Best Practices for Logging in Distributed Systems

Best Practices for Logging in Distributed Systems Using Linux Bash

In the vast world of software development, especially when dealing with distributed systems, logging is an invaluable practice. Logging helps in tracking down errors, understanding system behavior, and analyzing performance. Properly implemented logs are pivotal for effective monitoring and troubleshooting. In environments largely driven by Linux systems, Bash scripting becomes a handy tool for managing logging. Here, we explore some of the best practices for logging in distributed systems using Linux Bash.

1. Standardize Log Formats

One of the first steps in setting up effective logging is to standardize the format of your logs across all components of your distributed system. A common format simplifies parsing and analysis, a crucial factor when systems scale and become more complex. Using Bash, you can ensure that logs are written in a consistent format. Consider including essential elements like timestamps, log level, service name, message, and any user or session identifiers.

For instance, a standardized log entry might look like this:

echo "$(date +'%Y-%m-%dT%H:%M:%S%z') [ERROR] [UserService] - Error processing user data: ${error_message}" >> /var/log/user-service.log

2. Use Appropriate Logging Levels

Effective logging requires using different log levels to categorize messages by their severity. Common levels include DEBUG, INFO, WARNING, ERROR, and CRITICAL. Bash scripts should selectively log messages based on their importance and the current log level setting. This approach helps in minimizing log noise and focusing on the right level of detail required for troubleshooting and analysis.

Example of setting log levels in Bash:

log_level=3  # 1: ERROR, 2: WARNING, 3: INFO, 4: DEBUG

log_message() {
    local level=$1
    local message=$2
    if [[ $level -le $log_level ]]; then
        echo "$(date +'%Y-%m-%dT%H:%M:%S%z') [$level] - $message" >> /var/log/application.log
    fi
}

log_message 3 "User logged in successfully."

3. Centralize Log Management

In distributed systems, logging only locally isn't enough since system components are often dispersed across different servers and environments. Centralizing logs is crucial for an overarching view of the system’s health and behavior. Use Bash scripts to send logs from individual components to a centralized logging server or a log management tool like ELK (Elasticsearch, Logstash, Kibana), Fluentd, or Graylog. Explore using tools like rsyslog or syslog-ng for forwarding logs.

Example snippet using rsyslog for log forwarding:

# Add to rsyslog.conf

*.* @@logserver.example.com:514

4. Handle Multiline Logs Properly

In scenarios where you're dealing with multiline logs (like stack traces), handling them in a way that maintains the relationship between the lines is essential.
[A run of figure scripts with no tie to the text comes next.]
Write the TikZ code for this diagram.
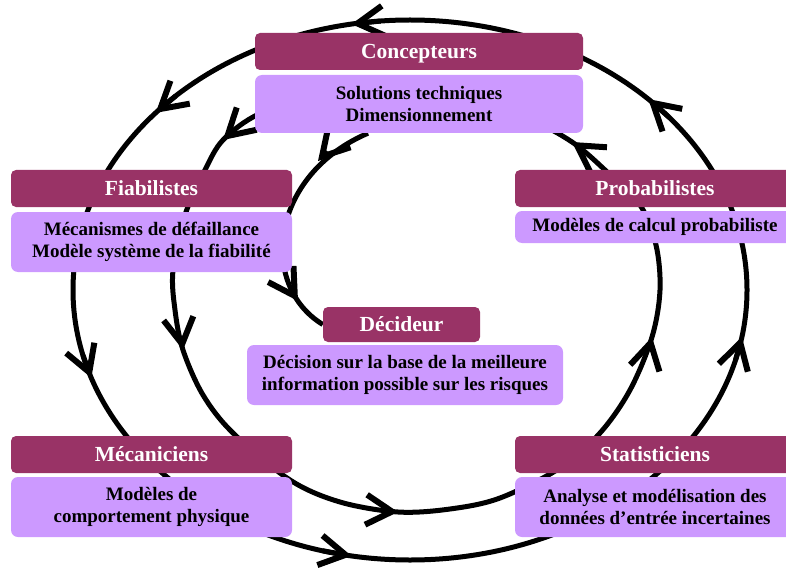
\documentclass[tikz,border=0pt]{standalone}
\usepackage{fontspec}
\setmainfont{Liberation Serif}
\usetikzlibrary{arrows.meta}
\definecolor{hdr}{HTML}{993366}
\definecolor{bdy}{HTML}{CC99FF}
\pgfdeclarelayer{bg}
\pgfsetlayers{bg,main}
\begin{document}
\begin{tikzpicture}[x=1pt,y=-1pt,
  hbox/.style={rectangle, rounded corners=5pt, fill=hdr, draw=none, text=white,
    font=\fontsize{21.5}{24}\selectfont\bfseries, inner sep=0pt, align=center,
    text height=14pt, text depth=0pt},
  bbox/.style={rectangle, rounded corners=7pt, fill=bdy, draw=none, text=black,
    font=\fontsize{19}{22.5}\selectfont\bfseries, inner sep=0pt, align=center},
  loopline/.style={line width=5pt, black},
  tipd/.style={loopline, -{Straight Barb[length=26pt,width=30pt,line width=6pt]}}
]
\useasboundingbox (0,0) rectangle (786,572);
\clip (0,0) rectangle (786,572);
% boxes
\node[hbox, minimum width=328pt, minimum height=37pt] (concH) at (419,51.5) {Concepteurs};
\node[bbox, minimum width=328pt, minimum height=58pt] (concB) at (419,104) {Solutions techniques\\Dimensionnement};
\node[hbox, minimum width=281pt, minimum height=37pt] (fiabH) at (151.5,188.5) {Fiabilistes};
\node[bbox, minimum width=281pt, minimum height=60pt] (fiabB) at (151.5,242) {Mécanismes de défaillance\\Modèle système de la fiabilité};
\node[hbox, minimum width=280pt, minimum height=37pt] (probH) at (655,188.5) {Probabilistes};
\node[bbox, minimum width=280pt, minimum height=32pt] (probB) at (655,227) {Modèles de calcul probabiliste};
\node[hbox, minimum width=157pt, minimum height=35pt] (decH) at (401.5,324.5) {Décideur};
\node[bbox, minimum width=316pt, minimum height=60pt] (decB) at (405,375) {Décision sur la base de la meilleure\\information possible sur les risques};
\node[hbox, minimum width=281pt, minimum height=37pt] (mecH) at (151.5,454.5) {Mécaniciens};
\node[bbox, minimum width=281pt, minimum height=60pt] (mecB) at (151.5,507) {Modèles de\\comportement physique};
\node[hbox, minimum width=280pt, minimum height=37pt] (statH) at (655,454.5) {Statisticiens};
\node[bbox, minimum width=280pt, minimum height=60pt] (statB) at (655,507) {Analyse et modélisation des\\données d’entrée incertaines};
% loops
\begin{pgfonlayer}{bg}
\draw[loopline] (410,290) ellipse [x radius=337, y radius=270];
\foreach \t in {-45,-100,-139,-199,-260,-350}
  \draw[tipd] ({410+337*cos(\t+5)},{290+270*sin(\t+5)}) -- ({410+337*cos(\t)},{290+270*sin(\t)});
\draw[loopline] plot[smooth cycle, tension=0.55] coordinates {
  (400,100) (300,104) (257,115) (223,140) (205,170) (185,215) (173,270)
  (175,310) (183,350) (203,395) (233,433) (290,480) (340,502) (398,512)
  (450,509) (500,498) (560,468) (600,433) (630,390) (652,337) (660,290)
  (656,245) (640,205) (605,170) (572,142) (530,120) (470,104)};
\draw[tipd] (233,131) -- (223,140);
\draw[tipd] (181,336) -- (183,350);
\draw[tipd] (384,511) -- (398,512);
\draw[tipd] (649,350) -- (652,337);
\draw[tipd] (584,150) -- (572,142);
\draw[loopline] ([xshift=-51pt]concB.south) .. controls (270,175) and (258,285) .. (decH.west);
\draw[tipd] (327,151) -- (318,161);
\draw[tipd] (291,290) -- (298,301);
\end{pgfonlayer}
\end{tikzpicture}
\end{document}
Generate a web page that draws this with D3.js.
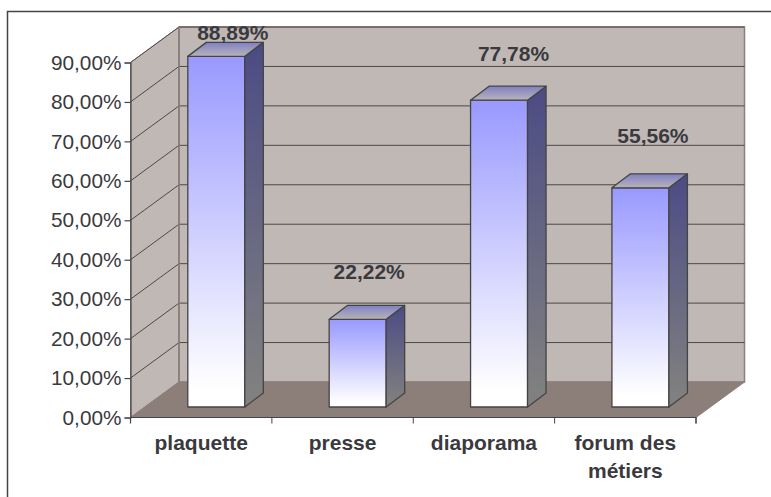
<!DOCTYPE html>
<html>
<head>
<meta charset="utf-8">
<script src="https://cdn.jsdelivr.net/npm/d3@7"></script>
<style>
  body { margin: 0; background: #fff; }
  text { font-family: "Liberation Sans", Arial, sans-serif; fill: #3a3a3e; }
</style>
</head>
<body>
<div id="chart"></div>
<script>
const categories = ["plaquette", "presse", "diaporama", "forum des métiers"];
const values = [88.89, 22.22, 77.78, 55.56];
const valueLabels = ["88,89%", "22,22%", "77,78%", "55,56%"];
const yTicks = [0, 10, 20, 30, 40, 50, 60, 70, 80, 90];
const catLines = [["plaquette"], ["presse"], ["diaporama"], ["forum des", "métiers"]];

const width = 771, height = 497;

// front plane of the fake 3d box, depth is the shift to the back wall
const x = d3.scaleBand().domain(categories).range([130.5, 696]);
const y = d3.scaleLinear().domain([0, 90]).range([417.5, 62.5]);
const depth = {x: 48.5, y: -35.5};
const barW = 57, barDepth = {x: 18.5, y: -14}, barOffset = 57.3, barLift = 10.5;
// hand placed value labels, they do not sit at a constant distance in the source
const labelDx = [45, 40, 43, 41], labelLift = [16, 40, 39, 44.5];

const svg = d3.select("#chart").append("svg")
    .attr("width", width)
    .attr("height", height)
    .style("display", "block");

const defs = svg.append("defs");
function gradient(id, stops) {
    const g = defs.append("linearGradient").attr("id", id)
        .attr("x1", 0).attr("y1", 0).attr("x2", 0).attr("y2", 1);
    stops.forEach(s => g.append("stop").attr("offset", s[0]).attr("stop-color", s[1]));
}
gradient("front", [[0, "#9999ff"], [0.95, "#ffffff"]]);
gradient("side", [[0, "#4b4b85"], [0.95, "#808080"]]);
gradient("top", [[0, "#8080c4"], [1, "#b8b4b8"]]);

const line = d3.line();

// outer frame, open on the right and at the bottom like the source image
svg.append("path")
    .attr("d", line([[7.5, 497], [7.5, 11.5], [771, 11.5]]))
    .attr("fill", "none").attr("stroke", "#444").attr("stroke-width", 1.5);

const x0 = x.range()[0], x1 = x.range()[1], y0 = y(0), y90 = y(90);

// walls and floor
svg.append("path")
    .attr("d", line([[x0, y90], [x0 + depth.x, y90 + depth.y], [x0 + depth.x, y0 + depth.y], [x0, y0]]) + "Z")
    .attr("fill", "#c0b8b5").attr("stroke", "#8c7f7b").attr("stroke-width", 1);
svg.append("path")
    .attr("d", line([[x0 + depth.x, y90 + depth.y], [x1 + depth.x, y90 + depth.y], [x1 + depth.x, y0 + depth.y], [x0 + depth.x, y0 + depth.y]]) + "Z")
    .attr("fill", "#c0b8b5").attr("stroke", "#8c7f7b").attr("stroke-width", 1.5);
svg.append("path")
    .attr("d", line([[x0, y0], [x0 + depth.x, y0 + depth.y], [x1 + depth.x, y0 + depth.y], [x1, y0]]) + "Z")
    .attr("fill", "#8c7f7a").attr("stroke", "#8c7f7a");

// gridlines
yTicks.filter(d => d > 0).forEach(d => {
    svg.append("path")
        .attr("d", line([[x0, y(d)], [x0 + depth.x, y(d) + depth.y], [x1 + depth.x, y(d) + depth.y]]))
        .attr("fill", "none").attr("stroke", "#4a4a4a").attr("stroke-width", 1);
});
svg.append("line")
    .attr("x1", x0 + depth.x).attr("x2", x0 + depth.x)
    .attr("y1", y90 + depth.y).attr("y2", y0 + depth.y)
    .attr("stroke", "#8c7f7b").attr("stroke-width", 1.5);

// axes
const axisY = d3.axisLeft(y).tickValues(yTicks).tickSize(6).tickPadding(3)
    .tickFormat(d => d.toFixed(2).replace(".", ",") + "%");
const gy = svg.append("g").attr("transform", `translate(${x0},0)`).call(axisY);
gy.selectAll("text").style("font-size", "20.8px");

const axisX = d3.axisBottom(x).tickValues([]).tickSize(0);
const gx = svg.append("g").attr("transform", `translate(0,${y0})`).call(axisX);
gx.selectAll(".domain").attr("d", `M${x0},6V0H${x1}V6`);
x.domain().forEach((c, i) => {
    gx.append("line").attr("x1", x0 + x.step() * (i + 1)).attr("x2", x0 + x.step() * (i + 1))
        .attr("y1", 0).attr("y2", 6).attr("stroke", "#444");
});
svg.selectAll(".domain, .tick line").attr("stroke", "#444").attr("stroke-width", 1.2);

// bars
const bars = svg.selectAll("g.bar").data(categories).enter().append("g").attr("class", "bar");
const barLeft = c => x(c) + barOffset;
const baseY = y0 - barLift;
const topY = (c, i) => baseY - (y0 - y(values[i]));

bars.append("rect")
    .attr("x", barLeft).attr("y", topY).attr("width", barW)
    .attr("height", (c, i) => baseY - topY(c, i))
    .attr("fill", "url(#front)");
bars.append("path")
    .attr("d", (c, i) => {
        const l = barLeft(c) + barW, t = topY(c, i);
        return line([[l, t], [l + barDepth.x, t + barDepth.y], [l + barDepth.x, baseY + barDepth.y], [l, baseY]]) + "Z";
    })
    .attr("fill", "url(#side)");
bars.append("path")
    .attr("d", (c, i) => {
        const l = barLeft(c), t = topY(c, i);
        return line([[l, t], [l + barDepth.x, t + barDepth.y], [l + barW + barDepth.x, t + barDepth.y], [l + barW, t]]) + "Z";
    })
    .attr("fill", "url(#top)");
bars.selectAll("rect, path")
    .attr("stroke", "#444").attr("stroke-width", 1.3).attr("stroke-linejoin", "round");

// value labels
svg.selectAll("text.value").data(categories).enter().append("text")
    .attr("class", "value")
    .attr("x", (c, i) => barLeft(c) + labelDx[i])
    .attr("y", (c, i) => topY(c, i) - labelLift[i])
    .attr("text-anchor", "middle")
    .style("font-size", "21px").style("font-weight", "bold")
    .text((c, i) => valueLabels[i]);

// category labels, forum des métiers wraps on two lines
svg.selectAll("text.cat").data(categories).enter().append("text")
    .attr("class", "cat")
    .attr("text-anchor", "middle")
    .style("font-size", "21px").style("font-weight", "bold")
    .each(function (c, i) {
        d3.select(this).selectAll("tspan").data(catLines[i]).enter().append("tspan")
            .attr("x", x(c) + x.bandwidth() / 2)
            .attr("y", (d, j) => 450 + j * 28)
            .text(d => d);
    });
</script>
</body>
</html>
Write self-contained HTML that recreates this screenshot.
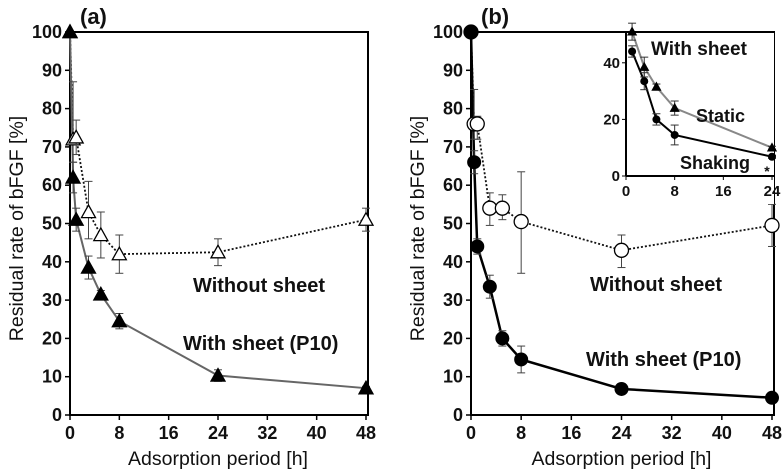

Consider concatenating multiline messages into a single line with special delimiters or structuring them as JSON objects.

Example of handling multiline logs in Bash:

error_log=$(some_command 2>&1)
formatted_error_log=$(echo "$error_log" | tr '\n' '|')
echo "$formatted_error_log" >> /var/log/multiline.log

5. Rotate Logs to Manage Disk Space

Log files can grow significantly, consuming valuable disk space. Set up log rotation using Bash and tools like logrotate to archive old logs and keep the disk usage in check. This prevents data loss due to disk being full and keeps the system’s performance optimised.

Example configuration for logrotate:

# /etc/logrotate.conf
/var/log/*.log {
    daily
    rotate 7
    compress
    delaycompress
    missingok
    notifempty
    create 640 root adm
}

6. Monitor and Alert Based on Logs

Finally, actively monitor your logs to detect anomalies or patterns that could indicate issues. Using simple Bash scripts, you can scan log files for certain patterns and trigger alerts. Integrate with monitoring tools like Nagios, Prometheus, or even custom Bash scripts for email notifications.

Example Bash script for alerting:

tail -1000 /var/log/application.log | grep "ERROR" > /dev/null
if [ $? -eq 0 ]; then
    echo "Error found in logs!" | mail -s "Log Alert: Errors Detected" admin@example.com
fi

Conclusion

Logging in distributed systems doesn't merely capture data – it’s foundational for system reliability, performance, and troubleshooting. Leveraging Linux Bash for writing, managing, and forwarding logs adds a layer of simplicity and effectiveness, making your logging strategy robust and scalable. With these best practices, you can ensure that your distributed systems are not only performant but also transparent and manageable.